Aim: Restate the listing below word for word, omitting any images.

Data extract:
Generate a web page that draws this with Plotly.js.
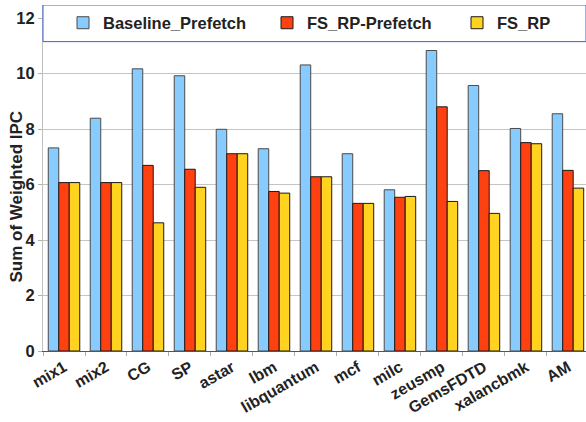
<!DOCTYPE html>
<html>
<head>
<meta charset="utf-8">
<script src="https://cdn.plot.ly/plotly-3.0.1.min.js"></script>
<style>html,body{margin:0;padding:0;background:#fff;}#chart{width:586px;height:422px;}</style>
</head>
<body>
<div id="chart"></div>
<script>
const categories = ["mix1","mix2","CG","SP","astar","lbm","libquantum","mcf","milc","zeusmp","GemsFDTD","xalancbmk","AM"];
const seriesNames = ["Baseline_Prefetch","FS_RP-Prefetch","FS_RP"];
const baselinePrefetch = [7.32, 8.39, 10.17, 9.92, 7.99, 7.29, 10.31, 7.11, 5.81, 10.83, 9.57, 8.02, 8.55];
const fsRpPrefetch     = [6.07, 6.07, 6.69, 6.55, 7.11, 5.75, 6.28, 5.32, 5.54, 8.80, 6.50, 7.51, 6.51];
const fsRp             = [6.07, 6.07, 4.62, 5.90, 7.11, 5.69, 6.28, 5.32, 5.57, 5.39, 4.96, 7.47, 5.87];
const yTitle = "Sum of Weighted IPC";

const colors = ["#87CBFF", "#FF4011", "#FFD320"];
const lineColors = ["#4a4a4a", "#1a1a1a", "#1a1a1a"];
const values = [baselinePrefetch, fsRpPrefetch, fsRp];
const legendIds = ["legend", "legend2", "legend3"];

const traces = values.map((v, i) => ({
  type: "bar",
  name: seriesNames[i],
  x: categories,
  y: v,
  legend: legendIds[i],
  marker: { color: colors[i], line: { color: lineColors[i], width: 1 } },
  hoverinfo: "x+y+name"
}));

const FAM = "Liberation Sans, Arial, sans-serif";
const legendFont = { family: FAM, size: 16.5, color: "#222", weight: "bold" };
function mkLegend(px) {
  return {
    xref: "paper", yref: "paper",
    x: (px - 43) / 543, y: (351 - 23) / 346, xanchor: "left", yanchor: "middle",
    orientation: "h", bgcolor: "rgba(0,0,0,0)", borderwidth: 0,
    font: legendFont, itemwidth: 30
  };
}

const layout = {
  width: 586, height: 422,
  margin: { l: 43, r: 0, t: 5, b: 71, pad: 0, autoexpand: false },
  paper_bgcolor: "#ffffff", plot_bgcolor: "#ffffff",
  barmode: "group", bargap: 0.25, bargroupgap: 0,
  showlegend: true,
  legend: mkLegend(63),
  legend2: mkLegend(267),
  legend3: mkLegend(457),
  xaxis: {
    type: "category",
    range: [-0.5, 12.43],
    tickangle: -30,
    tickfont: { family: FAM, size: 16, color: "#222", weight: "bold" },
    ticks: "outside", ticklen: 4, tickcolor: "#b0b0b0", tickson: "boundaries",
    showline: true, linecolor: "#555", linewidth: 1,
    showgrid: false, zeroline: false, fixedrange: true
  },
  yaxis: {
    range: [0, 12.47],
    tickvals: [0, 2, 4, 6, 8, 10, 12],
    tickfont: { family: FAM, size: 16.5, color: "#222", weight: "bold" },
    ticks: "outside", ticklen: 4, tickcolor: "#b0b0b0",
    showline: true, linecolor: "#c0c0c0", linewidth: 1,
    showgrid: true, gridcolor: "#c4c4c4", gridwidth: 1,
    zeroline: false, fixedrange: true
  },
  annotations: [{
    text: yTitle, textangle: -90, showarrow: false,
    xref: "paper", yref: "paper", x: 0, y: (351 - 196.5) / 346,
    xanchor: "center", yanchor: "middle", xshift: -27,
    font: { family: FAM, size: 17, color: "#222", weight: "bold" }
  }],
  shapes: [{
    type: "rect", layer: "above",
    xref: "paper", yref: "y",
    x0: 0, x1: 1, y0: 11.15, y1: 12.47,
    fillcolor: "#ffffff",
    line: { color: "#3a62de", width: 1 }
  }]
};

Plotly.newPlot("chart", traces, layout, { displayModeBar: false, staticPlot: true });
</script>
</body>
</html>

Task answer:
Generate a web page that draws this with Plotly.js.
<!DOCTYPE html>
<html>
<head>
<meta charset="utf-8">
<script src="https://cdn.plot.ly/plotly-3.0.1.min.js"></script>
<style>html,body{margin:0;padding:0;background:#fff;}#chart{width:586px;height:422px;}</style>
</head>
<body>
<div id="chart"></div>
<script>
const categories = ["mix1","mix2","CG","SP","astar","lbm","libquantum","mcf","milc","zeusmp","GemsFDTD","xalancbmk","AM"];
const seriesNames = ["Baseline_Prefetch","FS_RP-Prefetch","FS_RP"];
const baselinePrefetch = [7.32, 8.39, 10.17, 9.92, 7.99, 7.29, 10.31, 7.11, 5.81, 10.83, 9.57, 8.02, 8.55];
const fsRpPrefetch     = [6.07, 6.07, 6.69, 6.55, 7.11, 5.75, 6.28, 5.32, 5.54, 8.80, 6.50, 7.51, 6.51];
const fsRp             = [6.07, 6.07, 4.62, 5.90, 7.11, 5.69, 6.28, 5.32, 5.57, 5.39, 4.96, 7.47, 5.87];
const yTitle = "Sum of Weighted IPC";

const colors = ["#87CBFF", "#FF4011", "#FFD320"];
const lineColors = ["#4a4a4a", "#1a1a1a", "#1a1a1a"];
const values = [baselinePrefetch, fsRpPrefetch, fsRp];
const legendIds = ["legend", "legend2", "legend3"];

const traces = values.map((v, i) => ({
  type: "bar",
  name: seriesNames[i],
  x: categories,
  y: v,
  legend: legendIds[i],
  marker: { color: colors[i], line: { color: lineColors[i], width: 1 } },
  hoverinfo: "x+y+name"
}));

const FAM = "Liberation Sans, Arial, sans-serif";
const legendFont = { family: FAM, size: 16.5, color: "#222", weight: "bold" };
function mkLegend(px) {
  return {
    xref: "paper", yref: "paper",
    x: (px - 43) / 543, y: (351 - 23) / 346, xanchor: "left", yanchor: "middle",
    orientation: "h", bgcolor: "rgba(0,0,0,0)", borderwidth: 0,
    font: legendFont, itemwidth: 30
  };
}

const layout = {
  width: 586, height: 422,
  margin: { l: 43, r: 0, t: 5, b: 71, pad: 0, autoexpand: false },
  paper_bgcolor: "#ffffff", plot_bgcolor: "#ffffff",
  barmode: "group", bargap: 0.25, bargroupgap: 0,
  showlegend: true,
  legend: mkLegend(63),
  legend2: mkLegend(267),
  legend3: mkLegend(457),
  xaxis: {
    type: "category",
    range: [-0.5, 12.43],
    tickangle: -30,
    tickfont: { family: FAM, size: 16, color: "#222", weight: "bold" },
    ticks: "outside", ticklen: 4, tickcolor: "#b0b0b0", tickson: "boundaries",
    showline: true, linecolor: "#555", linewidth: 1,
    showgrid: false, zeroline: false, fixedrange: true
  },
  yaxis: {
    range: [0, 12.47],
    tickvals: [0, 2, 4, 6, 8, 10, 12],
    tickfont: { family: FAM, size: 16.5, color: "#222", weight: "bold" },
    ticks: "outside", ticklen: 4, tickcolor: "#b0b0b0",
    showline: true, linecolor: "#c0c0c0", linewidth: 1,
    showgrid: true, gridcolor: "#c4c4c4", gridwidth: 1,
    zeroline: false, fixedrange: true
  },
  annotations: [{
    text: yTitle, textangle: -90, showarrow: false,
    xref: "paper", yref: "paper", x: 0, y: (351 - 196.5) / 346,
    xanchor: "center", yanchor: "middle", xshift: -27,
    font: { family: FAM, size: 17, color: "#222", weight: "bold" }
  }],
  shapes: [{
    type: "rect", layer: "above",
    xref: "paper", yref: "y",
    x0: 0, x1: 1, y0: 11.15, y1: 12.47,
    fillcolor: "#ffffff",
    line: { color: "#3a62de", width: 1 }
  }]
};

Plotly.newPlot("chart", traces, layout, { displayModeBar: false, staticPlot: true });
</script>
</body>
</html>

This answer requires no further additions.